Chiaro, oggi per “capire” cosa sia un film indie non basta più guardare il budget e il tipo di produzione/distribuzione dell’opera, anche se sono dati indispensabili. Bisogna semmai guardarne le caratteristiche estetiche e contenutistiche, ed infine – vera prova del nove – il pubblico a cui si rivolge. Il Lato Positivo, in questo, è un prodotto indie: il budget è sostanzioso ma non più della media di un prodotto di Indiewood (area virtuale del mercato americano tra Hollywood e il mondo indipendente), ed alcune caratteristiche lo rendono appetibile anche ad pubblico più “ricercato” rispetto a quello di massa.


Però continuare a fare questo gioco, dire che ormai la situazione è questa e non c’è più niente da fare, è un grave errore. A sottolineare la differenza tra un Il Lato Positivo e un Re della Terra Selvaggia dovrebbero mettersi innanzitutto le istituzioni create a “difesa” e alla “promozione” del cinema indie stesso. Ecco perché, per l’ennesima volta, i premi degli Independent Spirit Awards sono una cocente delusione: non perché premiano, per chi scrive, un film meno bello di un altro, ma perché continuano a promulgare un’idea di indipendenza che fa male al cinema americano e crea confusione.

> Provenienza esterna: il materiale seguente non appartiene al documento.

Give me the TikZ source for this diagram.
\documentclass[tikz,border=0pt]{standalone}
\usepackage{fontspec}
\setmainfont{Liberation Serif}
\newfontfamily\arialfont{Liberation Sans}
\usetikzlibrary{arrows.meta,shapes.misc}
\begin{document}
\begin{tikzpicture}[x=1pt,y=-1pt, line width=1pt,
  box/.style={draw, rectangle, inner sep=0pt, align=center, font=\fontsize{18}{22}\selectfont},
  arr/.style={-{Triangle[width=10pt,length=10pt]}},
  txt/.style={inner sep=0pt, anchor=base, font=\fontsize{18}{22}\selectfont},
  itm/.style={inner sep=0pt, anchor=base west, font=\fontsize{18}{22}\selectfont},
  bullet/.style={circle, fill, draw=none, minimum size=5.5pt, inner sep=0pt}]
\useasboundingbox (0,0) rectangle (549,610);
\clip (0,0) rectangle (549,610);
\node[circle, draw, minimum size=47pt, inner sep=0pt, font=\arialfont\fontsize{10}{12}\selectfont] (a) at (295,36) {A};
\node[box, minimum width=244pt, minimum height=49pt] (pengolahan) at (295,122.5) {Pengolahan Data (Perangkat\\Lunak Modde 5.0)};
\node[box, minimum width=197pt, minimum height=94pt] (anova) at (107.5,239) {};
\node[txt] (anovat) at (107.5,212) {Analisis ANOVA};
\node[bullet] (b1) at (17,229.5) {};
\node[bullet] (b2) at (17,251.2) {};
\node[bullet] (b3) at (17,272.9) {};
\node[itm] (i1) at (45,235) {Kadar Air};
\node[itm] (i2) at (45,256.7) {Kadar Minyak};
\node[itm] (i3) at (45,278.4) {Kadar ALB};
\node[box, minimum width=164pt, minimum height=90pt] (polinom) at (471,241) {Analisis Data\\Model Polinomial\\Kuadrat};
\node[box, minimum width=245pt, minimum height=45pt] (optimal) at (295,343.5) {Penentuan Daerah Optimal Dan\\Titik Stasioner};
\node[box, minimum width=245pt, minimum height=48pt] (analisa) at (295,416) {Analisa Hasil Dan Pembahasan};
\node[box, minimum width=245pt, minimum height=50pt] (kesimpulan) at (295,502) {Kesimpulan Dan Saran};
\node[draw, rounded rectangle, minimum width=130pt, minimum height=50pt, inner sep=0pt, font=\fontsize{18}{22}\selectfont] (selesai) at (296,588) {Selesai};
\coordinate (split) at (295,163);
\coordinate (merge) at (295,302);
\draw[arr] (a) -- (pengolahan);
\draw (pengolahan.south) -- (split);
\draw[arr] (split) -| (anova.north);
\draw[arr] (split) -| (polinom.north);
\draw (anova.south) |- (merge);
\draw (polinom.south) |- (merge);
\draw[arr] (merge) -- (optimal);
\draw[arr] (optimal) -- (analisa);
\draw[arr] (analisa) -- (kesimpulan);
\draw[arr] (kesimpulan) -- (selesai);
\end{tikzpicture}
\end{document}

Adoro i ragazzi di Film Independent, coi quali ho avuto l’onore di collaborare alla scorsa edizione del L.A. Film Fest, ma credo che debba partire (anche) da loro una distinzione seria tra i film indie che hanno a che fare, in un modo o in un altro, con Hollywood, e quelli che con sudore e fatica si fanno notare innanzitutto da soli con le proprie gambe. Nell’anno di Re della Terra Selvaggia di Benh Zeitlin, opera prima che ci riporta alla mente l’esordio col botto di David Gordon Green del 2000, gli Independent Spirit Awards premiano un film di David O. Russell: viene un po’ da sorridere.

Ma così facendo non si snatura proprio il senso del premio? La risposta pare ovvia a tutti, spero. E si ritorna ancora lì, alla questione dibattuta da una ventina d’anni. Con l’unica differenza che ormai tutti danno per scontato che va bene se un The Artist, un Paradiso Amaro e un Take Shelter concorrono assieme per vincere un Independent Spirit Award. Il fatto che poi ci sia un premio ad hoc per opere con un budget al di sotto dei 500.000 dollari, il John Cassavetes Awards, pare a questo punto uno specchietto per le allodole. E che quest’anno sia stato vinto dal discubitile Middle of Nowhere – e non ad esempio da Starlet – non aiuta.

La soluzione comunque ci sarebbe: dividere i premi in due categorie, i film indie e i film di Indiewood. Due circuiti separati in modo un po’ forzato, ma che ridarebbero un posto in primo piano ai registi very independent. Non ne mancano, in giro. Ma sarebbe come dichiarare apertamente che ci sono delle differenze di natura produttiva e distributiva tra le diverse opere, e questo alle major e agli studios non farebbe ovviamente alcun piacere. Lo spirito indipendente, dopotutto, lo si può anche comprare.